Dobrava-Belgrade Virus in Apodemus flavicollis and A. uralensis Mice, Turkey - Volume 20, Number 1—January 2014 - Emerging Infectious Disease journal - CDC
Volume 20, Number 1—January 2014
Dobrava-Belgrade Virus in Apodemus flavicollis and A. uralensis Mice, Turkey
I. Mehmet Ali Oktem, Yavuz Uyar, Ender Dincer, Aysegul Gozalan, Mathias Schlegel, Cahit Babur, Bekir Celebi, Mustafa Sozen, Ahmet Karatas, Nuri Kaan Ozkazanc, Ferhat Matur, Gulay Korukluoglu, Rainer G. Ulrich, Mustafa Ertek, and Aykut Ozkul
Author affiliations: Faculty of Medicine, Dokuz Eylul University, Izmir, Turkey (I.M.A. Oktem); Cerrahpasa Faculty of Medicine, Istanbul University, Istanbul, Turkey (Y. Uyar); Ankara University, Ankara, Turkey (E. Dincer); Refik Saydam National Public Health Agency, Ankara (A. Gozalan, C. Babur, B. Celebi, G. Korukluoglu, M. Ertek); Friedrich-Loeffler-Institut, Greifswald-Insel Riems, Germany (M. Schlegel, R.G. Ulrich); Karaelmas University, Zonguldak, Turkey (M. Sozen, F. Matur); Nigde University, Nigde, Turkey (A. Karatas); Bartin University, Bartin, Turkey (N.K. Ozkazanc); Faculty of Veterinary Medicine, Ankara University, Ankara (A. Ozkul)
The genus Hantavirus, family Bunyaviridae, contains human pathogenic viruses that cause hemorrhagic fever with renal syndrome (HFRS) and hantavirus cardiopulmonary syndrome (1). HFRS in Europe is caused mainly by Puumala virus and different genotypes of Dobrava-Belgrade virus (DOBV) (2). In Asia, Hantaan virus and Seoul virus cause most HFRS cases. Hantaviruses are enveloped viruses with a single-stranded 3-segmented RNA genome of negative polarity. The small (S), medium, and large genome segments encode the nucleocapsid protein, the glycoproteins Gn and Gc, and an RNA-dependent RNA polymerase, respectively.

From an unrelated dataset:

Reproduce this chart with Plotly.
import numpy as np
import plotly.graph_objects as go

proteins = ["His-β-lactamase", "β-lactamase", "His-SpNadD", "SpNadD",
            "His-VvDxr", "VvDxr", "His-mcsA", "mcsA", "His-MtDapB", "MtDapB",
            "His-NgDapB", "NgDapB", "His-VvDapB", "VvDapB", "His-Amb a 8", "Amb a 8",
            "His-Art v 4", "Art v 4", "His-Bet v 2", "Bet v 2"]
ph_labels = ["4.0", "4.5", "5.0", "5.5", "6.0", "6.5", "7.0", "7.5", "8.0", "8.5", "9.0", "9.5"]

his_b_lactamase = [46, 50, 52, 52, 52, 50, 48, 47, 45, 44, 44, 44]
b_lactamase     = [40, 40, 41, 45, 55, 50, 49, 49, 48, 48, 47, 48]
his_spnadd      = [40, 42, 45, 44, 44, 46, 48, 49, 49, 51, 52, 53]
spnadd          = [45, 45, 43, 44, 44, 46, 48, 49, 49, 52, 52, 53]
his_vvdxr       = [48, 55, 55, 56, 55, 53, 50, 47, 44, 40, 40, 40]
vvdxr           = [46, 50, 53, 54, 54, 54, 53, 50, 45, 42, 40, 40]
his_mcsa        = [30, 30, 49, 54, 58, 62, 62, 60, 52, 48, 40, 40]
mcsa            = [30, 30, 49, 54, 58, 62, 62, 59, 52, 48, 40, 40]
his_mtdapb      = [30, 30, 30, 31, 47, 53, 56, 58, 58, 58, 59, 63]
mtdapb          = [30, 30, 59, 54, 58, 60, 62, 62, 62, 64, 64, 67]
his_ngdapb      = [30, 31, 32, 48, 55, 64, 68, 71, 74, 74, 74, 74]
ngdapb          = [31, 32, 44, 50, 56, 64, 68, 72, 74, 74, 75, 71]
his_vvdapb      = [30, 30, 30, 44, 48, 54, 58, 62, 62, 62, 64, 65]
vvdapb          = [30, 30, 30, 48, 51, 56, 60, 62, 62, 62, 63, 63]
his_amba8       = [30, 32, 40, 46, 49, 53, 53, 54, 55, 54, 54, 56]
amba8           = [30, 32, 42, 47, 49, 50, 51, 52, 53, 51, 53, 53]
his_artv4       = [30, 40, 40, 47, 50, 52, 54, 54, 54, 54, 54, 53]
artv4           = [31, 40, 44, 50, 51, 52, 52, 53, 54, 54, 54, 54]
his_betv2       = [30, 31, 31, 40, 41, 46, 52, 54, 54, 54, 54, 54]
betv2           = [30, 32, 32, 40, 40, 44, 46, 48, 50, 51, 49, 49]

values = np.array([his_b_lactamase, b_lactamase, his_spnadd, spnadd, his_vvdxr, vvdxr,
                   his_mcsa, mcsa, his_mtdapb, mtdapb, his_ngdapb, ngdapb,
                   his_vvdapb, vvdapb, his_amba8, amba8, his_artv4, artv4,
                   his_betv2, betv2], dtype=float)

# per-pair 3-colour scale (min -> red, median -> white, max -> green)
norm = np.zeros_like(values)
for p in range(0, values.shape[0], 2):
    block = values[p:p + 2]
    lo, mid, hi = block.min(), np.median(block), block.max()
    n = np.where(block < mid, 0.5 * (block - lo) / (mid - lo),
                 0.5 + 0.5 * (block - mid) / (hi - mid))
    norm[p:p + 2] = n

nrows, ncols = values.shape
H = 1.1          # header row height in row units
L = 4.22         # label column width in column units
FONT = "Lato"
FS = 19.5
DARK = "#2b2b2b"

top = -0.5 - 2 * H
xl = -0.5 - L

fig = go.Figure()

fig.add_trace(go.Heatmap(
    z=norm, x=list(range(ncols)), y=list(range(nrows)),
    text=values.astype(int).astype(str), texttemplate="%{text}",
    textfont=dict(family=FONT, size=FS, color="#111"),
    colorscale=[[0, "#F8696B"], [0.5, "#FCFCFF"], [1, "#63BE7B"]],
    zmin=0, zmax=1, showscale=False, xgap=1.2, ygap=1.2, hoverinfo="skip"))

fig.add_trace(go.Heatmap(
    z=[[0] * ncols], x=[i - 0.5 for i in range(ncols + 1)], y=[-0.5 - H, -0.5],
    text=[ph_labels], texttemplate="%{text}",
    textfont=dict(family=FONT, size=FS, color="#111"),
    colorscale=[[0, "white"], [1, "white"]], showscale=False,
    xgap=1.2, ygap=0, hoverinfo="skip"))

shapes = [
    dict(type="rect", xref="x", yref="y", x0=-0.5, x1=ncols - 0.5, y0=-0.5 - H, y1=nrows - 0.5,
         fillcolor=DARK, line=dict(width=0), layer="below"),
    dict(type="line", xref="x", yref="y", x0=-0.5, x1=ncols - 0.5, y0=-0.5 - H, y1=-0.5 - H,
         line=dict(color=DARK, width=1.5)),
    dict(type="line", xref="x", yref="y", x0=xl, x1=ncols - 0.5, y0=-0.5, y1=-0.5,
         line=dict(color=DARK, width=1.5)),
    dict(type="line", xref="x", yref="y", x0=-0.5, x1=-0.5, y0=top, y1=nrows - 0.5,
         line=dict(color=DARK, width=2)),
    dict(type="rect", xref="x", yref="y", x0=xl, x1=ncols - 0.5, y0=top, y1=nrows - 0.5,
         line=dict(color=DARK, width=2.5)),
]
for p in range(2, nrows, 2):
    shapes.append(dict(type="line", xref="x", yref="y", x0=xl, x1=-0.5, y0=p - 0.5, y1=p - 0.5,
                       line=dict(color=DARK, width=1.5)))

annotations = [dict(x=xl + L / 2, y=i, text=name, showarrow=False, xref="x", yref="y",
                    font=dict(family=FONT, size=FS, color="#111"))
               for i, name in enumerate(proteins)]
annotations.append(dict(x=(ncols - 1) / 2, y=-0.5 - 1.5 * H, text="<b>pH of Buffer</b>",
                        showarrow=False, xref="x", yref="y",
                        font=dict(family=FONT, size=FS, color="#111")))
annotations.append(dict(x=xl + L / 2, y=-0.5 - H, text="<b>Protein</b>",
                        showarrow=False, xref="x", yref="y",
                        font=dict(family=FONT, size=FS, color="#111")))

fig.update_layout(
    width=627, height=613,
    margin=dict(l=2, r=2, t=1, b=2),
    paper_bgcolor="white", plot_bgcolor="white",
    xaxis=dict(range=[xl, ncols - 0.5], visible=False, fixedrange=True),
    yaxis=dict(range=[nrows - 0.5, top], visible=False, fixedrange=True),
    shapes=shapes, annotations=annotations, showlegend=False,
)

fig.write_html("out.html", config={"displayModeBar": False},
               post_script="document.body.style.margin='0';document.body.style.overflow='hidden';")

Hantaviruses have been detected in various rodent, shrew, mole, and bat species (3). They are transmitted to humans by inhalation of aerosols that are contaminated with urine, feces, and saliva of infected reservoir hosts. The human pathogenic DOBV was first isolated from a yellow-necked field mouse (Apodemus flavicollis) and, subsequently, from a striped field mouse (A. agrarius) and a Caucasian wood mouse (A. ponticus) (1). The association of DOBV with these different Apodemus species seems to determine its human pathogenicity, with the A. flavicollis–associated genotype Dobrava being the most life threatening (1).
Few reports about hantavirus seroprevalence in human and rodent populations in Turkey occurred before 2009 (4,5). In February 2009, the first hantavirus outbreak among humans in this country was described in 2 provinces in the western Black Sea region (6; Figure 1). DOBV-reactive antibodies were reported for 7 of 200 patients who had renal symptoms in a region near the Aegean Sea (7). In 2010, DOBV RNA was detected by a nucleic acid test in urine from a person in Istanbul Province who was experiencing fatigue, diffuse pain, nausea, and vomiting (8). The reservoir host(s) and virus strain(s) causing human infections on the Black Sea coast of Turkey remained unknown.